When is a linear combination of permutation matrices unitary? Question:
Let $P_\pi$ denote the matrix representation of permutation $\pi$. Consider a linear combination of all $n \times n$ permutation matrices
$$U := \sum_{\pi \in S_n} c_\pi P_\pi$$
where $c_\pi$ are arbitrary complex coefficients. When is the matrix $U$ unitary? It would be great to have a simple parametrization of all tuples of coefficients $(c_\pi : \pi \in S_n)$ for when this happens.
Example: In the $n = 2$ case there are only 2 permutations, so the matrix $U$ looks like this:
$$U = \begin{pmatrix} c_0 & c_1 \\ c_1 & c_0\end{pmatrix}$$
where the constants $c_i$ must obey
$$|c_0|^2 + |c_1|^2 = 1 \quad \text{and} \quad c_0 c_1^* + c_1 c_0^* = 0$$
for $U$ to be unitary. We can parametrize the solution of these equations as follows:
$$c_0 = e^{i\varphi} \cos t \quad c_1 = e^{i\varphi} i \sin t$$
for any $\varphi \in [0,2 \pi)$ and $t \in [0,\pi/2]$. It would be nice to have something similar for general $n$. For example, I can write down the equations for $n = 3$ but I don't know any nice way to parametrize the solutions.
Note: The only reference on this topic I could find is Orthogonal matrices as linear combinations of permulation matrices.
 A: I think this can be done(in principle) in general. The $n \times n$ permutation matrices span a $\mathbb{C}$-vector space of dimension $1 + (n-1)^{2}$ since the natural permutation representation of $S_{n}$ is the sum of the trivial representation and an irreducible representation of degree $n-1.$ It is necessary for $\sum_{\pi} c_{\pi} P_{\pi}$ to be unitary that $\sum_{\pi} c_{\pi} \in S^{1}$ (just consider the effect on the vector $v$ with every component $\frac{1}{\sqrt{n}}).$  The non-trivial irreducible character comes from the action of $S_{n}$ on $v^{\perp}$, and for the moment it isn't clear me how to give a concise description to characterize which linear combinations of permutation matrices act as a unitary transformation on $v^{\perp}.$ Note that this is not really an issue when $n =2.$
Later edit: Thanks to Sean Eberhard's comment, it becomes clear that the unitary matrices which are linear combinations of permutation matrices are precisely those unitary matrices which have the vector $v$ above as an eigenvector- any unitary matrix which has $v$ as an eigenvector necessarily leaves $v^{\perp}$ invariant, so any linear combination of permutation matrices both has $v$ has an eigenvector and leaves $v^{\perp}$ invariant.

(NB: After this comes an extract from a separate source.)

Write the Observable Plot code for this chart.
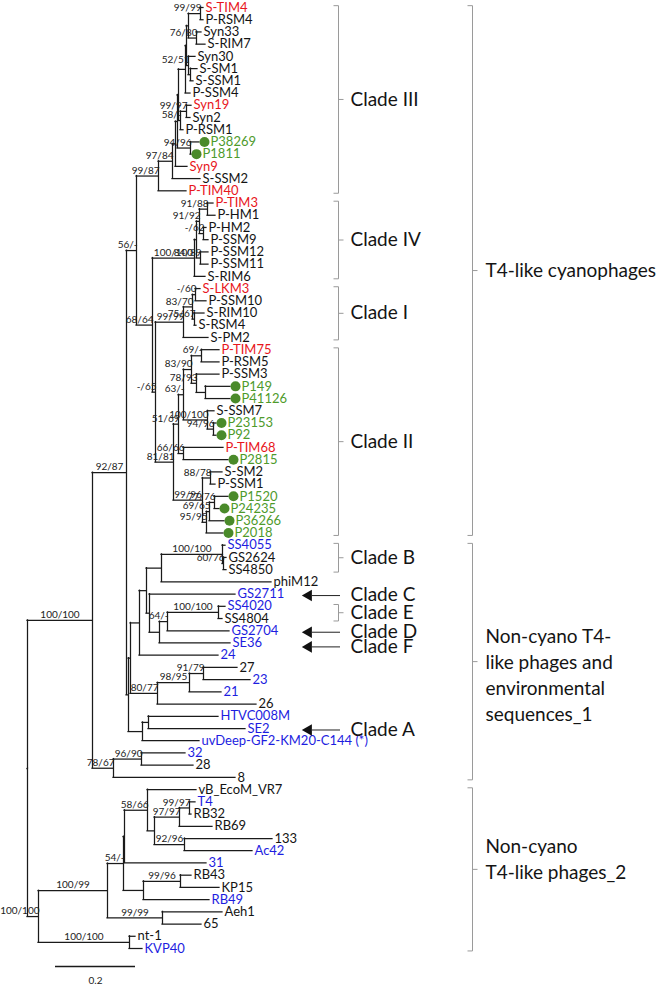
<!DOCTYPE html>
<html><head><meta charset="utf-8">
<script src="https://cdn.jsdelivr.net/npm/d3@7"></script>
<script src="https://cdn.jsdelivr.net/npm/@observablehq/plot@0.6"></script>
<style>body{margin:0;background:#fff} #chart svg{display:block}</style>
</head><body><div id="chart"></div>
<script>
// ---------- DATA: tree topology (Newick, branch lengths in substitutions/site, support = ML/NJ bootstrap) ----------
const cladeIII_K1 = "((S-TIM4:0.0075,P-RSM4:0.0075)99/99:0.03,(Syn33:0.0125,S-RIM7:0.0225)76/80:0.02):0.005";
const cladeIII_K2 = "(Syn30:0.0175,(S-SM1:0.0175,S-SSM1:0.0075):0.005)52/51:0.005";
const cladeIII_58 = "((Syn19:0.0125,Syn2:0.01)99/97:0.015,P-RSM1:0.0075)58/-:0.005";
const cladeIII_94 = "(P38269:0.0225,P1811:0.0025)94/96:0.0325";
const cladeIII = "((((((((" + cladeIII_K1 + "," + cladeIII_K2 + "):0.0025,P-SSM4:0.0125):0.0175," + cladeIII_58 +
  "):0.0025," + cladeIII_94 + "):0.005,Syn9:0.03):0.0075,S-SSM2:0.07)97/84:0.035,P-TIM40:0.07)99/87:0.055";

const cladeIV = "((((P-TIM3:0.015,P-HM1:0.02)91/88:0.02,(P-HM2:0.0075,P-SSM9:0.0125)-/62:0.01)91/92:0.0075," +
  "(P-SSM12:0.02,P-SSM11:0.02)84/89:0.01):0.005,S-RIM6:0.0275)100/100:0.105";

const cladeI = "(((S-LKM3:0.0125,P-SSM10:0.0275)-/60:0.0075,(S-RIM10:0.025,S-RSM4:0.005)75/67:0.005)83/70:0.0225,S-PM2:0.0625)99/99:0.07";

const cladeII_83 = "((P-TIM75:0.045,P-RSM5:0.045)69/-:0.025,(P-SSM3:0.0575,(P149:0.0625,P41126:0.0625):0.0225)78/93:0.0125)83/90:0.02";
const cladeII_100 = "(S-SSM7:0.0175,(P23153:0.0075,P92:0.0075)94/96:0.015)100/100:0.06";
const cladeII_66 = "(P-TIM68:0.1,P2815:0.1125)66/66:0.0125";
const cladeII_99 = "((S-SM2:0.03,P-SSM1:0.0125)88/78:0.02,(((P1520:0.035,P24235:0.0125)77/76:0.0125,P36266:0.0375)69/65:0.0075,P2018:0.0425)95/95:0.01)99/96:0.0725";
const cladeII = "(((" + cladeII_83 + "," + cladeII_100 + ")63/-:0.0125," + cladeII_66 + ")51/69:0.0125," + cladeII_99 + ")81/81:0.045";

const cyanophages = "(" + cladeIII + ",(" + cladeIV + ",(" + cladeI + "," + cladeII + ")-/65:0.0075)68/64:0.04)56/-:0.025";

const nonCyano1_BtoF = "((((SS4055:0.0075,(GS2624:0.0075,SS4850:0.0075)60/76:0.0025)100/100:0.1525,phiM12:0.275):0.0375," +
  "(GS2711:0.215,(((SS4020:0.0175,SS4804:0.01)100/100:0.1275,GS2704:0.155)64/-:0.02,SE36:0.1775):0.025):0.0075):0.0175,24:0.1975):0.0225";
const nonCyano1_80 = "(((27:0.085,23:0.1175)91/79:0.035,21:0.08)98/95:0.08,26:0.2475)80/77:0.0675";
const nonCyano1_A = "((HTVC008M:0.175,SE2:0.2425):0.015,uvDeep-GF2-KM20-C144:0.1425):0.035";
const nonCyano1 = "((" + nonCyano1_BtoF + "," + nonCyano1_80 + "):0.005," + nonCyano1_A + "):0.005";
const outgroup1 = "((32:0.11,28:0.13)96/90:0.07,8:0.305)78/67:0.0525";

const nonCyano2_58 = "(vB_EcoM_VR7:0.1225,(((T4:0.015,RB32:0.005)99/97:0.025,RB69:0.0825)97/97:0.0625,(133:0.22,Ac42:0.17)92/96:0.075):0.0175)58/66:0.0575";
const nonCyano2 = "((((" + nonCyano2_58 + ",31:0.205):0.0025,((RB43:0.0275,KP15:0.0975)99/96:0.0925,RB49:0.165):0.05)54/-:0.04," +
  "(Aeh1:0.15,65:0.0975)99/99:0.1375)100/99:0.1725,(nt-1:0.015,KVP40:0.0325)100/100:0.2275)100/100:0.0275";

const newick = "(((" + cyanophages + "," + nonCyano1 + ")92/87:0.085," + outgroup1 + ")100/100:0.1625," + nonCyano2 + ");";

// ---------- DATA: leaf categories ----------
const redLeaves = ["S-TIM4","Syn19","Syn9","P-TIM40","P-TIM3","S-LKM3","P-TIM75","P-TIM68"];
const greenLeaves = ["P38269","P1811","P149","P41126","P23153","P92","P2815","P1520","P24235","P36266","P2018"];
const blueLeaves = ["SS4055","GS2711","SS4020","GS2704","SE36","24","23","21","HTVC008M","SE2","uvDeep-GF2-KM20-C144",
  "32","T4","Ac42","31","RB49","KVP40"];
const footnoteLeaves = ["uvDeep-GF2-KM20-C144"];

// ---------- DATA: annotations ----------
const cladeNames = ["Clade III","Clade IV","Clade I","Clade II","Clade B","Clade E"];
const cladeFirst = ["S-TIM4","P-TIM3","S-LKM3","P-TIM75","SS4055","SS4020"];
const cladeLast  = ["P-TIM40","S-RIM6","S-PM2","P2018","SS4850","SS4804"];
const arrowNames = ["Clade C","Clade D","Clade F","Clade A"];
const arrowLeaves = ["GS2711","GS2704","SE36","SE2"];
const groupLines = [["T4-like cyanophages"],["Non-cyano T4-","like phages and","environmental","sequences_1"],["Non-cyano","T4-like phages_2"]];
const groupFirst = ["S-TIM4","SS4055","vB_EcoM_VR7"];
const groupLast  = ["P2018","8","KVP40"];
const scaleBarLength = 0.2;

// ---------- layout constants ----------
const X0 = 27, PXU = 400, Y0 = 7, Y1 = 948;
const COL = {red:"#e8161c", green:"#4e9a2b", blue:"#1d1de0", black:"#141414", dot:"#4a8a2a"};
const FONT = "Lato, 'Open Sans', sans-serif";
const arrowShift = [0, 0, 0.2, 0];
const groupShift = [0, 1.15, -0.8];

// ---------- parse Newick ----------
function parseNewick(s) {
  let i = 0;
  function node() {
    const n = {children: []};
    if (s[i] === "(") {
      i++;
      n.children.push(node());
      while (s[i] === ",") { i++; n.children.push(node()); }
      i++;
    }
    let name = "";
    while (i < s.length && !",():;".includes(s[i])) name += s[i++];
    let len = 0;
    if (s[i] === ":") { i++; let t = ""; while (i < s.length && !",();".includes(s[i])) t += s[i++]; len = +t; }
    n.name = name.trim(); n.length = len;
    return n;
  }
  return node();
}
const tree = parseNewick(newick);
const nodes = [];
let leafCount = 0;
(function walk(n, parent) {
  n.parent = parent;
  n.d = parent ? parent.d + n.length : 0;
  nodes.push(n);
  if (n.children.length) {
    n.children.forEach(c => walk(c, n));
    n.yi = (n.children[0].yi + n.children[n.children.length - 1].yi) / 2;
  } else n.yi = leafCount++;
})(tree, null);
const nL = leafCount;
const xOf = px => (px - X0) / PXU;
const yOf = px => (px - Y0) / (Y1 - Y0) * (nL - 1);
const leafIdx = new Map(nodes.filter(n => !n.children.length).map(n => [n.name, n.yi]));

const horizontals = nodes.filter(n => n.parent).map(n => ({x1: n.parent.d, x2: n.d, y: n.yi}));
const verticals = nodes.filter(n => n.children.length).map(n => ({x: n.d, y1: n.children[0].yi, y2: n.children[n.children.length - 1].yi}));
const support = nodes.filter(n => n.children.length && n.parent && n.name).map(n => {
  const len = (n.d - n.parent.d) * PXU, w = n.name.length * 5.3;
  const centered = len >= w + 2;
  return {x: centered ? (n.d + n.parent.d) / 2 : n.d, y: n.yi, text: n.name, centered};
});
const leaves = nodes.filter(n => !n.children.length).map(n => ({
  x: n.d, y: n.yi,
  label: n.name + (footnoteLeaves.includes(n.name) ? " (*)" : ""),
  green: greenLeaves.includes(n.name),
  color: redLeaves.includes(n.name) ? COL.red : greenLeaves.includes(n.name) ? COL.green : blueLeaves.includes(n.name) ? COL.blue : COL.black
}));

// ---------- annotation geometry ----------
function bracket(first, last, xpx, hook) {
  const a = leafIdx.get(first) - 0.15, b = leafIdx.get(last) + 0.2, m = (a + b) / 2;
  return {segs: [
    {x1: xOf(xpx), x2: xOf(xpx), y1: a, y2: b},
    {x1: xOf(xpx - hook), x2: xOf(xpx), y1: a, y2: a},
    {x1: xOf(xpx - hook), x2: xOf(xpx), y1: b, y2: b},
    {x1: xOf(xpx), x2: xOf(xpx + hook), y1: m, y2: m}], mid: m};
}
const bracketSegs = [];
const cladeText = [];
cladeNames.forEach((c, i) => {
  const b = bracket(cladeFirst[i], cladeLast[i], 338, 5);
  bracketSegs.push(...b.segs);
  cladeText.push({x: xOf(350), y: b.mid, text: c});
});
groupLines.forEach((lines, i) => {
  const b = bracket(groupFirst[i], groupLast[i], 472, 5);
  bracketSegs.push(...b.segs);
  lines.forEach((t, j) => cladeText.push({x: xOf(485), y: b.mid + groupShift[i] + (j - (lines.length - 1) / 2) * 2.12, text: t}));
});
const arrows = arrowLeaves.map((l, i) => ({x1: xOf(312), x2: xOf(340), y: leafIdx.get(l) + 0.12 + arrowShift[i], head: xOf(308)}));
arrowNames.forEach((c, i) => cladeText.push({x: xOf(350), y: leafIdx.get(arrowLeaves[i]) + 0.1 + arrowShift[i], text: c}));
const scaleBar = [{x1: xOf(55), x2: xOf(55) + scaleBarLength, y: yOf(966), label: String(scaleBarLength)}];

const chart = Plot.plot({
  width: 666, height: 985, margin: 0,
  x: {domain: [0, 1], range: [X0, X0 + PXU], axis: null},
  y: {domain: [0, nL - 1], range: [Y0, Y1], axis: null},
  color: {type: "identity"},
  style: {fontFamily: FONT, background: "#fff"},
  marks: [
    Plot.ruleY(horizontals, {x1: "x1", x2: "x2", y: "y", stroke: "#1a1a1a", strokeWidth: 1.25, strokeLinecap: "square"}),
    Plot.ruleX(verticals, {x: "x", y1: "y1", y2: "y2", stroke: "#1a1a1a", strokeWidth: 1.25, strokeLinecap: "square"}),
    Plot.text(support.filter(s => s.centered), {x: "x", y: "y", text: "text", textAnchor: "middle", dy: -5.5, fontSize: 10, fill: "#222"}),
    Plot.text(support.filter(s => !s.centered), {x: "x", y: "y", text: "text", textAnchor: "end", dx: 1, dy: -5.5, fontSize: 10, fill: "#222"}),
    Plot.dot(leaves.filter(d => d.green), {x: "x", y: "y", dx: 5, r: 5, fill: COL.dot, stroke: "none"}),
    Plot.text(leaves.filter(d => !d.green), {x: "x", y: "y", text: "label", fill: "color", textAnchor: "start", dx: 2, fontSize: 13}),
    Plot.text(leaves.filter(d => d.green), {x: "x", y: "y", text: "label", fill: "color", textAnchor: "start", dx: 11, fontSize: 13}),
    Plot.link(bracketSegs, {x1: "x1", x2: "x2", y1: "y1", y2: "y2", stroke: "#9a9a9a", strokeWidth: 1}),
    Plot.ruleY(arrows, {x1: "x1", x2: "x2", y: "y", stroke: "#222", strokeWidth: 1}),
    Plot.dot(arrows, {x: "head", y: "y", symbol: "triangle", rotate: -90, r: 4.3, fill: "#111", stroke: "none"}),
    Plot.text(cladeText, {x: "x", y: "y", text: "text", textAnchor: "start", fontSize: 19, fill: "#141414"}),
    Plot.ruleY(scaleBar, {x1: "x1", x2: "x2", y: "y", stroke: "#1a1a1a", strokeWidth: 1.3}),
    Plot.text(scaleBar, {x: d => (d.x1 + d.x2) / 2, y: d => d.y + 1.15, text: "label", fontSize: 10, fill: "#222"})
  ]
});
document.getElementById("chart").appendChild(chart);
</script>
</body></html>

By a dimension count, the space of matrices which leave both span($v$)and $v^{\perp}$ invariant, which has dimension $1 + (n-1)^{2}$, is precisely the span of the permutation matrices. In conclusion, the unitary matrices which are linear combinations of permutation matrices are precisely the unitary matrices which have $v$ as an eigenvector.